Small design changes, big visual impactApr 5th, 2009 | By joegrimm | Category: HS Resources
By JOE GRIMM
For high school publication design, a little flair can go a long way.
A long way toward what?
A long way toward catching your classmates’ attention and getting them to read the paper. Colleen Dailey, student teacher at Grosse Pointe South High School, has a passion for design, and shared it with students at a Michigan Interscholastic Press Association journalism day.
Although any of her suggestions can be accomplished with a couple key strokes and a click of the mouse, Dailey advises student journalists to take a slower, more integrated approach to design. She stressed consistency, from page to page and issue to issue, and staff consensus.
Any major design changes have to be OK with the whole staff — or at least the ones who care, Dailey said. Vote on them as a staff. Your staff has to like the way the paper looks.
Dailey studied design as an undergraduate at Michigan State University and went on to graduate studies in education at Detroit’s Wayne State University. She stressed that the look must be one that lasts for a while. That will help your readers get comfortable with the paper and its traditions. Standing items such as column sigs, briefs boxes, regular columns and folio lines should be consistent throughout. Consistency gives a professional look and tells readers they’re in a familiar place.
Consistency, though, does not mean boring.
Newspaper design is almost becoming like an MTV commercial, Dailey said, “we’re the TV generation.” She suggests that newspapers load up on good photography, interesting visual elements and the most effective tool of all: white space.
Some of her tips:
Get the big picture
Dailey said that big photos — if they’re good — are coming back. She recommends making them a quarter or even half of a page. Then, design the page around the visual element. Don’t design the page first and then force the art in last.
Watch the crops and avoid the flops
Crop the photo before you decide what size and shape it should be. Where people are concerned, don’t crop off limbs — or show arms without hands and legs without feet. Get the whole head in — even if the hair is big. And please do use lots and lots of pictures of people. People love to see themselves.

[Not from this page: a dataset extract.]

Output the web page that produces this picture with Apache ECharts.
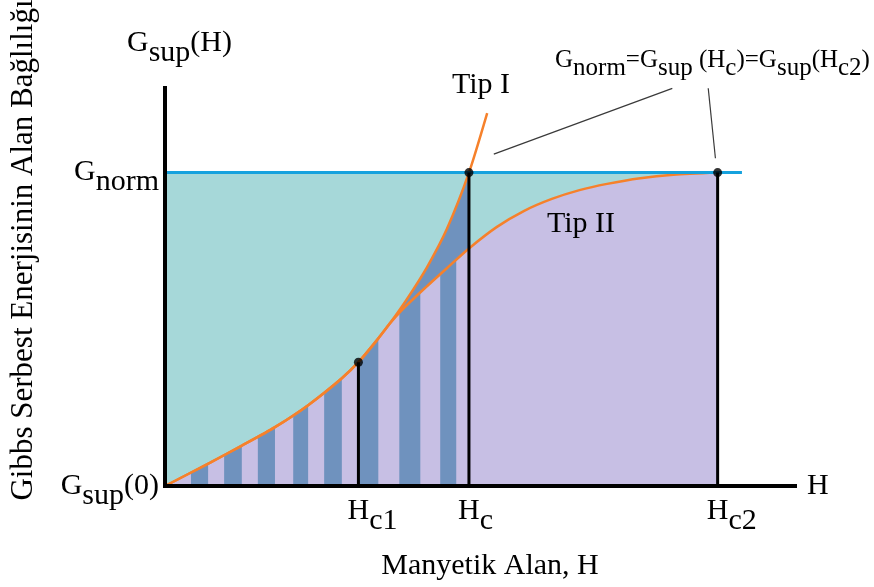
<!DOCTYPE html>
<html>
<head>
<meta charset="utf-8">
<script src="https://cdn.jsdelivr.net/npm/echarts@6/dist/echarts.min.js"></script>
<style>
  html, body { margin: 0; padding: 0; background: #fff; }
  #chart { width: 874px; height: 587px; }
</style>
</head>
<body>
<div id="chart"></div>
<script>
// Field values (H) and free-energy values (G), in schematic units: Hc2 = 100, Gnorm = 100.
const typeI_H  = [0, 8.1, 13.9, 19.9, 25.9, 32, 35, 38.6, 40.7, 43.8, 47.4, 51, 55, 58.3];
const typeI_G  = [0, 7.4, 12.9, 18.8, 25.8, 34.4, 39.5, 47.1, 51.9, 59.7, 69.8, 82.0, 100, 119];
const typeII_H = [0, 8.1, 13.9, 19.9, 25.9, 32, 35, 38.6, 40.7, 43, 47, 51, 55, 60, 65, 70, 75, 80, 86, 92, 100];
const typeII_G = [0, 7.4, 12.9, 18.8, 25.8, 34.4, 39.5, 47.1, 51.9, 56.4, 63.1, 69.5, 75.8, 82.6, 87.8, 91.6, 94.4, 96.4, 98.2, 99.3, 100];

// Critical fields and their energies: Hc1, Hc, Hc2
const critH = [35, 55, 100];
const critG = [39.5, 100, 100];
const critSub = ['c1', 'c', 'c2'];

const gNorm = 100;
const gNormLineEnd = 104.4;

// Striped band under the Type II curve (field ranges of the dark stripes)
const stripeFrom = [4.7, 10.7, 16.8, 23.2, 28.8, 35, 42.4, 49.8];
const stripeTo   = [7.8, 13.9, 19.9, 25.9, 32, 38.6, 46.2, 52.7];

// Leader lines from the equation down to the Hc and Hc2 points
const leaderA_H = [91.8, 59.5], leaderA_G = [126.9, 105.9];
const leaderB_H = [98.3, 99.6], leaderB_G = [126.9, 104.6];

const F = '"Liberation Serif", "Times New Roman", serif';
const TEAL = '#a6d8d9', LAV = '#c7bfe4', BLUE = '#6f92be', ORANGE = '#f6812b', NORMLINE = '#16a2de';

const pairs = (xs, ys) => xs.map((x, i) => [x, ys[i]]);
const typeI = pairs(typeI_H, typeI_G);
const typeII = pairs(typeII_H, typeII_G);
const typeIUpToHc = typeI.filter(p => p[0] <= critH[1]);

function typeIIAt(h) {
  for (let i = 1; i < typeII_H.length; i++) {
    if (h <= typeII_H[i]) {
      const t = (h - typeII_H[i - 1]) / (typeII_H[i] - typeII_H[i - 1]);
      return typeII_G[i - 1] + t * (typeII_G[i] - typeII_G[i - 1]);
    }
  }
  return typeII_G[typeII_G.length - 1];
}

const richBig = {
  m: { fontFamily: F, fontSize: 30, color: '#000' },
  s: { fontFamily: F, fontSize: 30, color: '#000', padding: [20, 0, 0, 0] },
  g: { fontFamily: F, fontSize: 30, color: 'rgba(0,0,0,0)', padding: [20, 0, 0, 0] }
};
const richSmall = {
  m: { fontFamily: F, fontSize: 25, color: '#000' },
  s: { fontFamily: F, fontSize: 25, color: '#000', padding: [16, 0, 0, 0] }
};

const chart = echarts.init(document.getElementById('chart'), null, { renderer: 'canvas' });

const smooth = 0.25;
const series = [
  { // normal-state region up to Gnorm
    type: 'line', data: [[0, gNorm], [critH[2], gNorm]], symbol: 'none', silent: true,
    lineStyle: { width: 0 }, areaStyle: { color: TEAL, opacity: 1 }, z: 1
  },
  { // under Type I up to Hc
    type: 'line', data: typeIUpToHc, symbol: 'none', smooth, silent: true,
    lineStyle: { width: 0 }, areaStyle: { color: BLUE, opacity: 1 }, z: 2
  },
  { // under Type II
    type: 'line', data: typeII, symbol: 'none', smooth, silent: true,
    lineStyle: { width: 0 }, areaStyle: { color: LAV, opacity: 1 }, z: 3
  },
  { // stripes under Type II
    type: 'custom', silent: true, z: 4,
    data: stripeFrom.map((a, i) => [a, stripeTo[i]]),
    encode: { x: [0, 1] },
    renderItem(params, api) {
      const x0 = api.value(0), x1 = api.value(1);
      const pts = [api.coord([x0, 0]), api.coord([x0, typeIIAt(x0)])];
      typeII_H.forEach((h, i) => { if (h > x0 && h < x1) pts.push(api.coord([h, typeII_G[i]])); });
      pts.push(api.coord([x1, typeIIAt(x1)]), api.coord([x1, 0]));
      return { type: 'polygon', shape: { points: pts }, style: { fill: BLUE } };
    }
  },
  { type: 'line', data: typeII, symbol: 'none', smooth, silent: true,
    lineStyle: { color: ORANGE, width: 2.5 }, z: 5 },
  { type: 'line', data: typeI, symbol: 'none', smooth, silent: true,
    lineStyle: { color: ORANGE, width: 2.5 }, z: 5 },
  { type: 'line', data: [[0, gNorm], [gNormLineEnd, gNorm]], symbol: 'none', silent: true,
    lineStyle: { color: NORMLINE, width: 3 }, z: 6 },
  ...critH.map((h, i) => ({
    type: 'line', data: [[h, 0], [h, critG[i]]], symbol: 'none', silent: true,
    lineStyle: { color: '#000', width: 3 }, z: 6
  })),
  { type: 'line', data: pairs(leaderA_H, leaderA_G), symbol: 'none', silent: true,
    lineStyle: { color: '#3a3a3a', width: 1.2 }, z: 6 },
  { type: 'line', data: pairs(leaderB_H, leaderB_G), symbol: 'none', silent: true,
    lineStyle: { color: '#3a3a3a', width: 1.2 }, z: 6 },
  { type: 'scatter', data: pairs(critH, critG), symbol: 'circle', symbolSize: 9, silent: true,
    itemStyle: { color: '#000' }, z: 7 }
];

chart.setOption({
  animation: false,
  backgroundColor: '#fff',
  grid: { left: 165, right: 79, top: 88, bottom: 101, containLabel: false },
  xAxis: {
    type: 'value', min: 0, max: 114, z: 10,
    axisLine: { lineStyle: { color: '#000', width: 4, cap: 'square' } },
    axisTick: { show: false },
    splitLine: { show: false },
    axisLabel: {
      customValues: critH,
      margin: 0,
      formatter: v => { const s = critSub[critH.indexOf(v)]; return '{g|' + s + '}{m|H}{s|' + s + '}'; },
      rich: richBig
    },
    name: 'H', nameLocation: 'end', nameGap: 12,
    nameTextStyle: { fontFamily: F, fontSize: 30, color: '#000', verticalAlign: 'middle' }
  },
  yAxis: {
    type: 'value', min: 0, max: 127, z: 10,
    axisLine: { lineStyle: { color: '#000', width: 4, cap: 'square' } },
    axisTick: { show: false },
    splitLine: { show: false },
    axisLabel: {
      customValues: [0, gNorm],
      margin: 6,
      formatter: v => v === 0 ? '{m|G}{s|sup}{m|(0)}' : '{m|G}{s|norm}',
      rich: richBig
    }
  },
  graphic: [
    { type: 'text', x: 24, y: 250, rotation: Math.PI / 2, silent: true, z: 100,
      style: { text: 'Gibbs Serbest Enerjisinin Alan Bağlılığı', fontFamily: F, fontSize: 31,
               fill: '#000', align: 'center', verticalAlign: 'middle' } },
    { type: 'text', x: 490, y: 566, silent: true, z: 100,
      style: { text: 'Manyetik Alan, H', fontFamily: F, fontSize: 30, fill: '#000',
               align: 'center', verticalAlign: 'middle' } },
    { type: 'text', x: 127, y: 43, silent: true, z: 100,
      style: { text: '{m|G}{s|sup}{m|(H)}', rich: richBig, fill: '#000',
               align: 'left', verticalAlign: 'middle' } },
    { type: 'text', x: 555, y: 60, silent: true, z: 100,
      style: { text: '{m|G}{s|norm}{m|=G}{s|sup}{m| (H}{s|c}{m|)=G}{s|sup}{m|(H}{s|c2}{m|)}',
               rich: richSmall, fill: '#000', align: 'left', verticalAlign: 'middle' } },
    { type: 'text', x: 452, y: 85, silent: true, z: 100,
      style: { text: 'Tip I', fontFamily: F, fontSize: 30, fill: '#000', align: 'left', verticalAlign: 'middle' } },
    { type: 'text', x: 547, y: 224, silent: true, z: 100,
      style: { text: 'Tip II', fontFamily: F, fontSize: 30, fill: '#000', align: 'left', verticalAlign: 'middle' } }
  ],
  series
});
</script>
</body>
</html>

Design pages so photos that lead the reader’s eye in one direction or another lead them into related stories or into the page — not away from the article or off the page. But don’t flop pictures to reverse their direction. It never looks right and it isn’t honest.
Bust up long columns of gray. There are many ways to do it:
* Use pull quotes that feature important statements or passages. Make the type significantly larger than the body type. Dailey recommends 16- to 18-point liftouts with 9-point body type. Settle on a consistent quote style — just as you do with body type.

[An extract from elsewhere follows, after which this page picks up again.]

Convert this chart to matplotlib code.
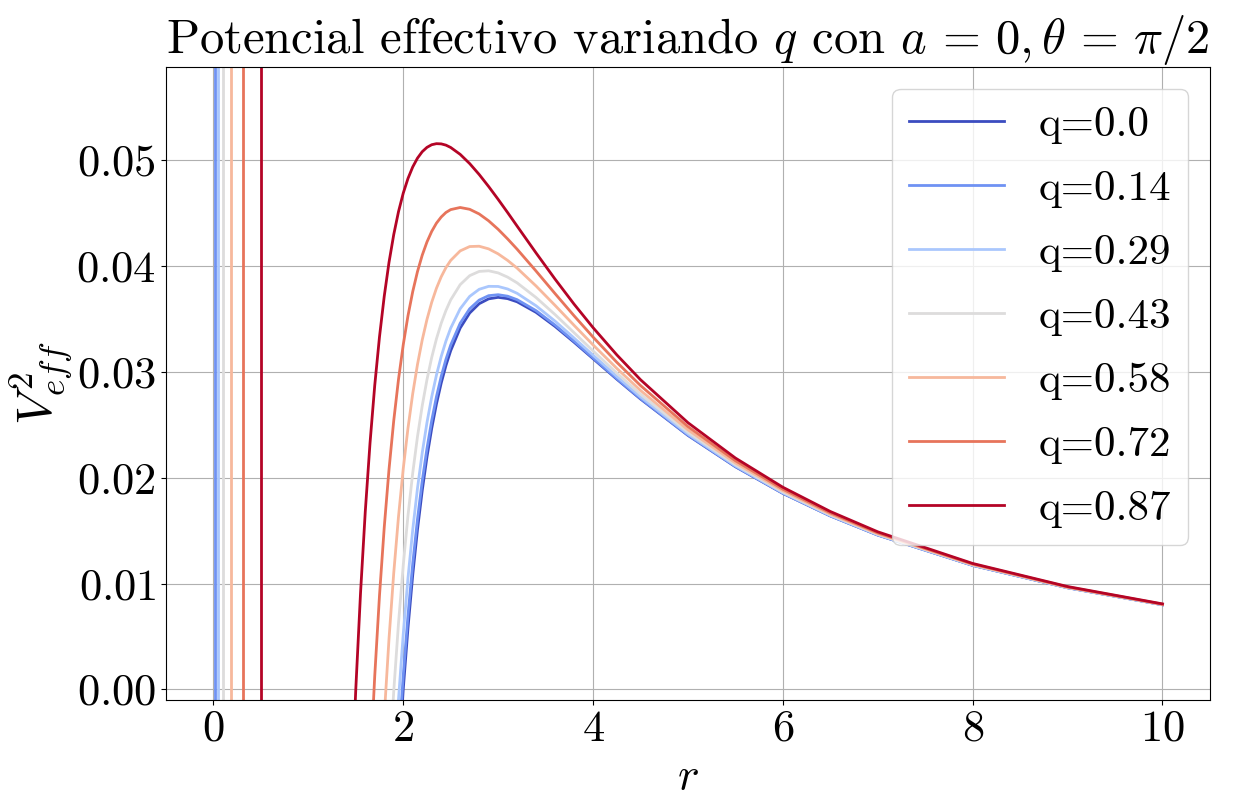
import matplotlib
matplotlib.use("Agg")
import matplotlib.pyplot as plt
import numpy as np

plt.rcParams['font.family'] = 'serif'
plt.rcParams['font.serif'] = ['cmr10']
plt.rcParams['mathtext.fontset'] = 'cm'
plt.rcParams['axes.formatter.use_mathtext'] = True

# radial grid of the outer branch
r = [1.45, 1.5, 1.55, 1.6, 1.65, 1.7, 1.75, 1.8, 1.85, 1.9, 1.95, 2.0, 2.05, 2.1, 2.15,
     2.2, 2.25, 2.3, 2.35, 2.4, 2.45, 2.5, 2.6, 2.7, 2.8, 2.9, 3.0, 3.1, 3.2, 3.4, 3.6,
     3.8, 4.0, 4.25, 4.5, 5.0, 5.5, 6.0, 6.5, 7.0, 8.0, 9.0, 10.0]

q_labels = ['0.0', '0.14', '0.29', '0.43', '0.58', '0.72', '0.87']

v_q000 = [-0.18041, -0.14815, -0.12084, -0.09766, -0.07792, -0.06106, -0.04665, -0.03429,
          -0.02369, -0.01458, -0.00674, 0.0, 0.00580, 0.01080, 0.01509, 0.01878, 0.02195,
          0.02466, 0.02697, 0.02894, 0.03060, 0.03200, 0.03414, 0.03556, 0.03644, 0.03690,
          0.03704, 0.03692, 0.03662, 0.03562, 0.03429, 0.03280, 0.03125, 0.02931, 0.02744,
          0.02400, 0.02104, 0.01852, 0.01639, 0.01458, 0.01172, 0.00960, 0.00800]
v_q014 = [-0.17570, -0.14403, -0.11723, -0.09448, -0.07510, -0.05857, -0.04443, -0.03231,
          -0.02191, -0.01298, -0.00530, 0.00130, 0.00698, 0.01187, 0.01607, 0.01967, 0.02276,
          0.02540, 0.02765, 0.02956, 0.03118, 0.03253, 0.03459, 0.03596, 0.03678, 0.03720,
          0.03729, 0.03715, 0.03682, 0.03578, 0.03442, 0.03290, 0.03133, 0.02937, 0.02749,
          0.02403, 0.02106, 0.01854, 0.01640, 0.01459, 0.01172, 0.00961, 0.00800]
v_q029 = [-0.16156, -0.13169, -0.10640, -0.08494, -0.06667, -0.05108, -0.03776, -0.02636,
          -0.01658, -0.00819, -0.00098, 0.00521, 0.01052, 0.01508, 0.01899, 0.02234, 0.02520,
          0.02764, 0.02970, 0.03145, 0.03291, 0.03413, 0.03596, 0.03713, 0.03780, 0.03808,
          0.03807, 0.03783, 0.03742, 0.03624, 0.03479, 0.03320, 0.03158, 0.02957, 0.02764,
          0.02413, 0.02113, 0.01858, 0.01643, 0.01461, 0.01174, 0.00962, 0.00801]
v_q043 = [-0.13799, -0.11111, -0.08836, -0.06905, -0.05262, -0.03861, -0.02666, -0.01643,
          -0.00768, -0.00019, 0.00623, 0.01172, 0.01642, 0.02044, 0.02387, 0.02679, 0.02926,
          0.03136, 0.03312, 0.03459, 0.03580, 0.03680, 0.03824, 0.03909, 0.03949, 0.03955,
          0.03935, 0.03895, 0.03841, 0.03702, 0.03541, 0.03370, 0.03198, 0.02989, 0.02789,
          0.02430, 0.02124, 0.01866, 0.01649, 0.01466, 0.01177, 0.00963, 0.00802]
v_q058 = [-0.10500, -0.08230, -0.06309, -0.04679, -0.03294, -0.02115, -0.01111, -0.00254,
          0.00477, 0.01100, 0.01631, 0.02083, 0.02468, 0.02794, 0.03069, 0.03301, 0.03495,
          0.03657, 0.03790, 0.03898, 0.03985, 0.04053, 0.04143, 0.04184, 0.04187, 0.04162,
          0.04115, 0.04053, 0.03980, 0.03811, 0.03628, 0.03440, 0.03255, 0.03033, 0.02825,
          0.02453, 0.02140, 0.01878, 0.01657, 0.01472, 0.01180, 0.00965, 0.00803]
v_q072 = [-0.06259, -0.04527, -0.03061, -0.01818, -0.00765, 0.00130, 0.00889, 0.01532,
          0.02077, 0.02539, 0.02928, 0.03255, 0.03530, 0.03758, 0.03947, 0.04102, 0.04227,
          0.04327, 0.04405, 0.04463, 0.04506, 0.04533, 0.04553, 0.04536, 0.04492, 0.04427,
          0.04347, 0.04256, 0.04159, 0.03952, 0.03739, 0.03530, 0.03329, 0.03091, 0.02871,
          0.02483, 0.02161, 0.01892, 0.01668, 0.01479, 0.01185, 0.00968, 0.00805]
v_q087 = [-0.01074, 0.0, 0.00910, 0.01679, 0.02327, 0.02874, 0.03332, 0.03715,
          0.04034, 0.04297, 0.04513, 0.04688, 0.04827, 0.04936, 0.05019, 0.05080, 0.05121,
          0.05146, 0.05156, 0.05154, 0.05142, 0.05120, 0.05055, 0.04968, 0.04865, 0.04751,
          0.04630, 0.04505, 0.04377, 0.04123, 0.03876, 0.03640, 0.03418, 0.03161, 0.02926,
          0.02520, 0.02186, 0.01910, 0.01681, 0.01489, 0.01190, 0.00972, 0.00808]

# inner horizon where each potential shoots up (None: no inner branch)
r_inner = [None, 0.02, 0.05, 0.097, 0.183, 0.307, 0.5]

series = [v_q000, v_q014, v_q029, v_q043, v_q058, v_q072, v_q087]
colors = plt.cm.coolwarm(np.linspace(0, 1, len(series)))

fig = plt.figure(figsize=(12.33, 7.97), dpi=100)
ax = fig.add_axes([0.1346, 0.1217, 0.8467, 0.7942])

for v, lab, ri, c in zip(series, q_labels, r_inner, colors):
    ax.plot(r, v, color=c, lw=2, label='q=' + lab)
    if ri is not None:
        ax.axvline(ri, color=c, lw=2)

ax.set_xlim(-0.5, 10.5)
ax.set_ylim(-0.001, 0.0588)
ax.grid(True)
ax.tick_params(labelsize=32)
ax.set_xlabel('$r$', fontsize=33, labelpad=5)
ax.set_ylabel('$V^2_{eff}$', fontsize=36, labelpad=2)
ax.set_title(r'Potencial effectivo variando $q$ con $a\,=\,0, \theta\,=\,\pi/2$',
             fontsize=35, pad=8)
ax.legend(loc='upper right', fontsize=31, labelspacing=0.6, handlelength=2.2)

plt.savefig('out.png')
plt.close()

* Fact boxes set into the story pop out interesting information and give the page another hook to snag readers who scan. Pop on a label headline, use a screen, and do it the same way every time.
* Put drop caps, or big initial letters, at the beginning of the story and, in longer stories, every 12 inches or so. They work best when they’re placed in gray areas and at significant points or transitions in the article. How big? Big. Try 48 point.
Less is more
White space can be your most powerful design element. The eye is drawn to it, and then to the elements around it. White space should be adjacent to the outside edges of the page, not trapped in the middle and surrounded by photos and type.
Shades of gray
No color available? No problem. You have black, white and 10-15 distinctive shades of gray. Learn what they are, write down the specs, and be — now you’re getting it — consistent about how you use gray.

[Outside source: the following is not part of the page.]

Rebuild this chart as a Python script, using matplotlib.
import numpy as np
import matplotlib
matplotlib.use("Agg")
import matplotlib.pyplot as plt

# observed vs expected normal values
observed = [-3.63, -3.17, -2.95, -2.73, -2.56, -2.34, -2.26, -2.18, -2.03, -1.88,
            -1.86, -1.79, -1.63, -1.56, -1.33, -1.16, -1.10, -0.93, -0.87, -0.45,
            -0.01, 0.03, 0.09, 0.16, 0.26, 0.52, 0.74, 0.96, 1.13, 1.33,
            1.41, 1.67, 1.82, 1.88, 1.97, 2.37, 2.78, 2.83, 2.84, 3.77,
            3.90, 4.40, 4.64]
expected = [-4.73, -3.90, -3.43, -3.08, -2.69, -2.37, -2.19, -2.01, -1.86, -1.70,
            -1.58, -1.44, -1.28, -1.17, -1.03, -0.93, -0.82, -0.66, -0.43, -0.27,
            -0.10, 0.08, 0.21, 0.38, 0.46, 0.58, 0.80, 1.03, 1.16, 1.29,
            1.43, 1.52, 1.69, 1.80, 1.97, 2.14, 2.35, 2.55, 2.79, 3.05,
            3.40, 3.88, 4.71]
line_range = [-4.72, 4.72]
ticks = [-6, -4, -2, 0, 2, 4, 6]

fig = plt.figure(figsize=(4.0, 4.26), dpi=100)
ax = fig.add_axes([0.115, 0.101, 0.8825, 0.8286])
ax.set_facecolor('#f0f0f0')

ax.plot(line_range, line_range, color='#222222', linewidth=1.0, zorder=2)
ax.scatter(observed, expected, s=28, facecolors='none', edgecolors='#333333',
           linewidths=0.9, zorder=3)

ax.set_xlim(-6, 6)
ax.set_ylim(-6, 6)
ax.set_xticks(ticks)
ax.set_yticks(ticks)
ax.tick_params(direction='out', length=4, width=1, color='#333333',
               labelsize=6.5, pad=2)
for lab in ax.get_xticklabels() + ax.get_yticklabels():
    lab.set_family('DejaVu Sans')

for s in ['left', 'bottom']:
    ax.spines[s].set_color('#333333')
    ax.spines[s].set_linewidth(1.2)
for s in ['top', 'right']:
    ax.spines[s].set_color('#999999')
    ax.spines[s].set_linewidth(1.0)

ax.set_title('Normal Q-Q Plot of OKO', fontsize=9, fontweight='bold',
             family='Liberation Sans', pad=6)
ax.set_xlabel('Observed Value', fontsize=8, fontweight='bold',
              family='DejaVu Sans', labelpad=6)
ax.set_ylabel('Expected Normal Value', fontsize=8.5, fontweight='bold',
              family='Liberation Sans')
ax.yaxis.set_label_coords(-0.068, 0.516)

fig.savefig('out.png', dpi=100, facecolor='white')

Give the paper a striking new look, but keep tradition alive, with small changes to the nameplate on Page One. Change it from four columns to three. Run the nameplate down the left side of the page. Drop it a third of the way down and run a story across the top. Move some of its elements around. (Please, don’t do all of that, or something different each issue.)
To set off editorials or other opinion pieces run it ragged right and non-justified. Don’t change the font or type size. The distinction will be subtle, smooth and clear.
Where are we?
Get your folios under control. Quill and Scroll contest judges pay attention to them, says Dailey, but a lot of students don’t. Make them all the same. Include the page number, publication’s name, date and, if you can, day. Put them in the outside corners, also called turn corners, or thumb corners.
And thumbs up to sophisticated, consistent newspaper design.